** Stated problem **
Drop every picture, then transcribe the remaining data exactly.
━━━━━━━━━━━━━━━━━━━━
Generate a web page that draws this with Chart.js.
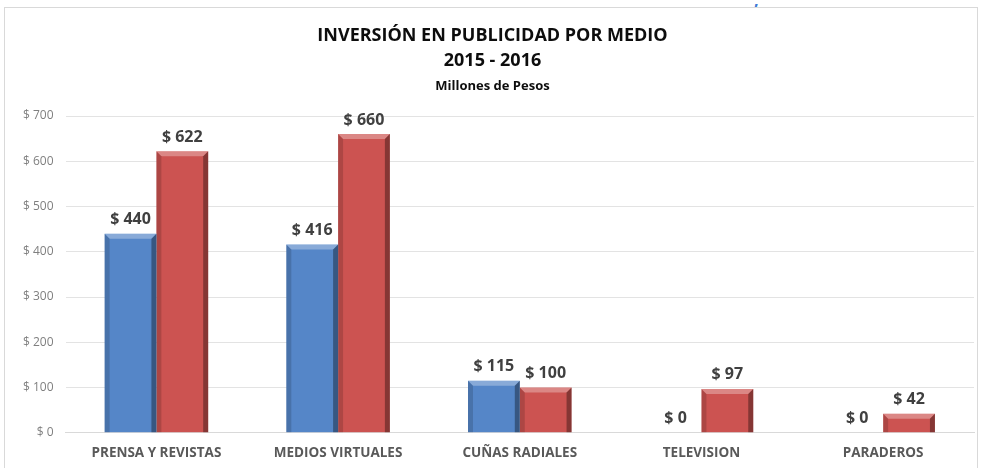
<!DOCTYPE html>
<html lang="es">
<head>
    <meta charset="UTF-8">
    <title>Inversión en publicidad por medio</title>
    <style>
        body {
            margin: 0;
            padding: 0;
            background: #ffffff;
            overflow: hidden;
            font-family: "Open Sans", Arial, sans-serif;
        }
        .frame {
            position: absolute;
            left: 4px;
            top: 7px;
            width: 974px;
            height: 470px;
            border: 1px solid #d9d9d9;
            box-sizing: border-box;
        }
        .cut {
            position: absolute;
            left: 754px;
            top: -11px;
            color: #3d7ad6;
            font-size: 16px;
            font-weight: bold;
        }
        .wrap {
            position: absolute;
            left: 5px;
            top: 8px;
            width: 972px;
            height: 465px;
        }
    </style>
</head>
<body>
    <div class="cut">,</div>
    <div class="frame"></div>
    <div class="wrap"><canvas id="chart"></canvas></div>

    <script src="https://cdn.jsdelivr.net/npm/chart.js"></script>
    <script>
        // data (millones de pesos)
        const categories = ['PRENSA Y REVISTAS', 'MEDIOS VIRTUALES', 'CUÑAS RADIALES', 'TELEVISION', 'PARADEROS'];
        const values2015 = [440, 416, 115, 0, 0];
        const values2016 = [622, 660, 100, 97, 42];
        const yTicks = [0, 100, 200, 300, 400, 500, 600, 700];

        const blue = '#5586c8';
        const red = '#cc5351';

        // bevel look on the bars
        const bevelPlugin = {
            id: 'bevel',
            afterDatasetsDraw(chart) {
                const ctx = chart.ctx;
                chart.data.datasets.forEach((ds, i) => {
                    const meta = chart.getDatasetMeta(i);
                    meta.data.forEach(bar => {
                        const h = bar.base - bar.y;
                        if (h < 1) return;
                        const left = bar.x - bar.width / 2;
                        const right = bar.x + bar.width / 2;
                        const top = bar.y;
                        const bottom = bar.base;
                        const b = Math.min(5, h / 2);
                        ctx.save();
                        // top light strip
                        ctx.fillStyle = 'rgba(255,255,255,0.30)';
                        ctx.beginPath();
                        ctx.moveTo(left, top);
                        ctx.lineTo(right, top);
                        ctx.lineTo(right - b, top + b);
                        ctx.lineTo(left + b, top + b);
                        ctx.closePath();
                        ctx.fill();
                        // right dark strip
                        ctx.fillStyle = 'rgba(0,0,0,0.35)';
                        ctx.beginPath();
                        ctx.moveTo(right, top);
                        ctx.lineTo(right, bottom);
                        ctx.lineTo(right - b, bottom);
                        ctx.lineTo(right - b, top + b);
                        ctx.closePath();
                        ctx.fill();
                        // left shade
                        ctx.fillStyle = 'rgba(0,0,0,0.15)';
                        ctx.beginPath();
                        ctx.moveTo(left, top);
                        ctx.lineTo(left + b, top + b);
                        ctx.lineTo(left + b, bottom);
                        ctx.lineTo(left, bottom);
                        ctx.closePath();
                        ctx.fill();
                        ctx.restore();
                    });
                });
            }
        };

        // value labels above each bar
        const labelPlugin = {
            id: 'valueLabels',
            afterDatasetsDraw(chart) {
                const ctx = chart.ctx;
                ctx.save();
                ctx.font = 'bold 16px "Open Sans", Arial, sans-serif';
                ctx.fillStyle = '#404040';
                ctx.textAlign = 'center';
                ctx.textBaseline = 'bottom';
                chart.data.datasets.forEach((ds, i) => {
                    const meta = chart.getDatasetMeta(i);
                    meta.data.forEach((bar, j) => {
                        ctx.fillText('$ ' + ds.data[j], bar.x, bar.y - 6);
                    });
                });
                ctx.restore();
            }
        };

        new Chart(document.getElementById('chart'), {
            type: 'bar',
            data: {
                labels: categories,
                datasets: [
                    { label: '2015', data: values2015, backgroundColor: blue },
                    { label: '2016', data: values2016, backgroundColor: red }
                ]
            },
            options: {
                responsive: true,
                maintainAspectRatio: false,
                animation: false,
                layout: { padding: { left: 6, right: 3, top: 4, bottom: 0 } },
                datasets: {
                    bar: { barPercentage: 1, categoryPercentage: 0.57 }
                },
                plugins: {
                    legend: { display: false },
                    tooltip: { enabled: false },
                    title: {
                        display: true,
                        text: ['INVERSIÓN EN PUBLICIDAD POR MEDIO', '2015 - 2016'],
                        color: '#0d0d0d',
                        font: { family: '"Open Sans", Arial, sans-serif', size: 18, weight: 'bold', lineHeight: 1.4 },
                        padding: { top: 11, bottom: 0 }
                    },
                    subtitle: {
                        display: true,
                        text: 'Millones de Pesos',
                        color: '#0d0d0d',
                        font: { family: '"Open Sans", Arial, sans-serif', size: 13, weight: 'bold' },
                        padding: { top: 5, bottom: 22 }
                    }
                },
                scales: {
                    x: {
                        grid: { display: false, drawTicks: false },
                        border: { color: '#d9d9d9' },
                        ticks: {
                            color: '#595959',
                            padding: 12,
                            font: { family: '"Open Sans", Arial, sans-serif', size: 13.5, weight: 'bold' }
                        }
                    },
                    y: {
                        min: yTicks[0],
                        max: yTicks[yTicks.length - 1],
                        afterBuildTicks(axis) {
                            axis.ticks = yTicks.map(v => ({ value: v }));
                        },
                        grid: { color: '#e3e3e3', drawTicks: false },
                        border: { display: false },
                        ticks: {
                            color: '#7f7f7f',
                            padding: 12,
                            font: { family: '"Open Sans", Arial, sans-serif', size: 12 },
                            callback: v => '$ ' + v
                        }
                    }
                }
            },
            plugins: [bevelPlugin, labelPlugin]
        });
    </script>
</body>
</html>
━━━━━━━━━━━━━━━━━━━━
** Final result **
Generate a web page that draws this with Chart.js.
<!DOCTYPE html>
<html lang="es">
<head>
    <meta charset="UTF-8">
    <title>Inversión en publicidad por medio</title>
    <style>
        body {
            margin: 0;
            padding: 0;
            background: #ffffff;
            overflow: hidden;
            font-family: "Open Sans", Arial, sans-serif;
        }
        .frame {
            position: absolute;
            left: 4px;
            top: 7px;
            width: 974px;
            height: 470px;
            border: 1px solid #d9d9d9;
            box-sizing: border-box;
        }
        .cut {
            position: absolute;
            left: 754px;
            top: -11px;
            color: #3d7ad6;
            font-size: 16px;
            font-weight: bold;
        }
        .wrap {
            position: absolute;
            left: 5px;
            top: 8px;
            width: 972px;
            height: 465px;
        }
    </style>
</head>
<body>
    <div class="cut">,</div>
    <div class="frame"></div>
    <div class="wrap"><canvas id="chart"></canvas></div>

    <script src="https://cdn.jsdelivr.net/npm/chart.js"></script>
    <script>
        // data (millones de pesos)
        const categories = ['PRENSA Y REVISTAS', 'MEDIOS VIRTUALES', 'CUÑAS RADIALES', 'TELEVISION', 'PARADEROS'];
        const values2015 = [440, 416, 115, 0, 0];
        const values2016 = [622, 660, 100, 97, 42];
        const yTicks = [0, 100, 200, 300, 400, 500, 600, 700];

        const blue = '#5586c8';
        const red = '#cc5351';

        // bevel look on the bars
        const bevelPlugin = {
            id: 'bevel',
            afterDatasetsDraw(chart) {
                const ctx = chart.ctx;
                chart.data.datasets.forEach((ds, i) => {
                    const meta = chart.getDatasetMeta(i);
                    meta.data.forEach(bar => {
                        const h = bar.base - bar.y;
                        if (h < 1) return;
                        const left = bar.x - bar.width / 2;
                        const right = bar.x + bar.width / 2;
                        const top = bar.y;
                        const bottom = bar.base;
                        const b = Math.min(5, h / 2);
                        ctx.save();
                        // top light strip
                        ctx.fillStyle = 'rgba(255,255,255,0.30)';
                        ctx.beginPath();
                        ctx.moveTo(left, top);
                        ctx.lineTo(right, top);
                        ctx.lineTo(right - b, top + b);
                        ctx.lineTo(left + b, top + b);
                        ctx.closePath();
                        ctx.fill();
                        // right dark strip
                        ctx.fillStyle = 'rgba(0,0,0,0.35)';
                        ctx.beginPath();
                        ctx.moveTo(right, top);
                        ctx.lineTo(right, bottom);
                        ctx.lineTo(right - b, bottom);
                        ctx.lineTo(right - b, top + b);
                        ctx.closePath();
                        ctx.fill();
                        // left shade
                        ctx.fillStyle = 'rgba(0,0,0,0.15)';
                        ctx.beginPath();
                        ctx.moveTo(left, top);
                        ctx.lineTo(left + b, top + b);
                        ctx.lineTo(left + b, bottom);
                        ctx.lineTo(left, bottom);
                        ctx.closePath();
                        ctx.fill();
                        ctx.restore();
                    });
                });
            }
        };

        // value labels above each bar
        const labelPlugin = {
            id: 'valueLabels',
            afterDatasetsDraw(chart) {
                const ctx = chart.ctx;
                ctx.save();
                ctx.font = 'bold 16px "Open Sans", Arial, sans-serif';
                ctx.fillStyle = '#404040';
                ctx.textAlign = 'center';
                ctx.textBaseline = 'bottom';
                chart.data.datasets.forEach((ds, i) => {
                    const meta = chart.getDatasetMeta(i);
                    meta.data.forEach((bar, j) => {
                        ctx.fillText('$ ' + ds.data[j], bar.x, bar.y - 6);
                    });
                });
                ctx.restore();
            }
        };

        new Chart(document.getElementById('chart'), {
            type: 'bar',
            data: {
                labels: categories,
                datasets: [
                    { label: '2015', data: values2015, backgroundColor: blue },
                    { label: '2016', data: values2016, backgroundColor: red }
                ]
            },
            options: {
                responsive: true,
                maintainAspectRatio: false,
                animation: false,
                layout: { padding: { left: 6, right: 3, top: 4, bottom: 0 } },
                datasets: {
                    bar: { barPercentage: 1, categoryPercentage: 0.57 }
                },
                plugins: {
                    legend: { display: false },
                    tooltip: { enabled: false },
                    title: {
                        display: true,
                        text: ['INVERSIÓN EN PUBLICIDAD POR MEDIO', '2015 - 2016'],
                        color: '#0d0d0d',
                        font: { family: '"Open Sans", Arial, sans-serif', size: 18, weight: 'bold', lineHeight: 1.4 },
                        padding: { top: 11, bottom: 0 }
                    },
                    subtitle: {
                        display: true,
                        text: 'Millones de Pesos',
                        color: '#0d0d0d',
                        font: { family: '"Open Sans", Arial, sans-serif', size: 13, weight: 'bold' },
                        padding: { top: 5, bottom: 22 }
                    }
                },
                scales: {
                    x: {
                        grid: { display: false, drawTicks: false },
                        border: { color: '#d9d9d9' },
                        ticks: {
                            color: '#595959',
                            padding: 12,
                            font: { family: '"Open Sans", Arial, sans-serif', size: 13.5, weight: 'bold' }
                        }
                    },
                    y: {
                        min: yTicks[0],
                        max: yTicks[yTicks.length - 1],
                        afterBuildTicks(axis) {
                            axis.ticks = yTicks.map(v => ({ value: v }));
                        },
                        grid: { color: '#e3e3e3', drawTicks: false },
                        border: { display: false },
                        ticks: {
                            color: '#7f7f7f',
                            padding: 12,
                            font: { family: '"Open Sans", Arial, sans-serif', size: 12 },
                            callback: v => '$ ' + v
                        }
                    }
                }
            },
            plugins: [bevelPlugin, labelPlugin]
        });
    </script>
</body>
</html>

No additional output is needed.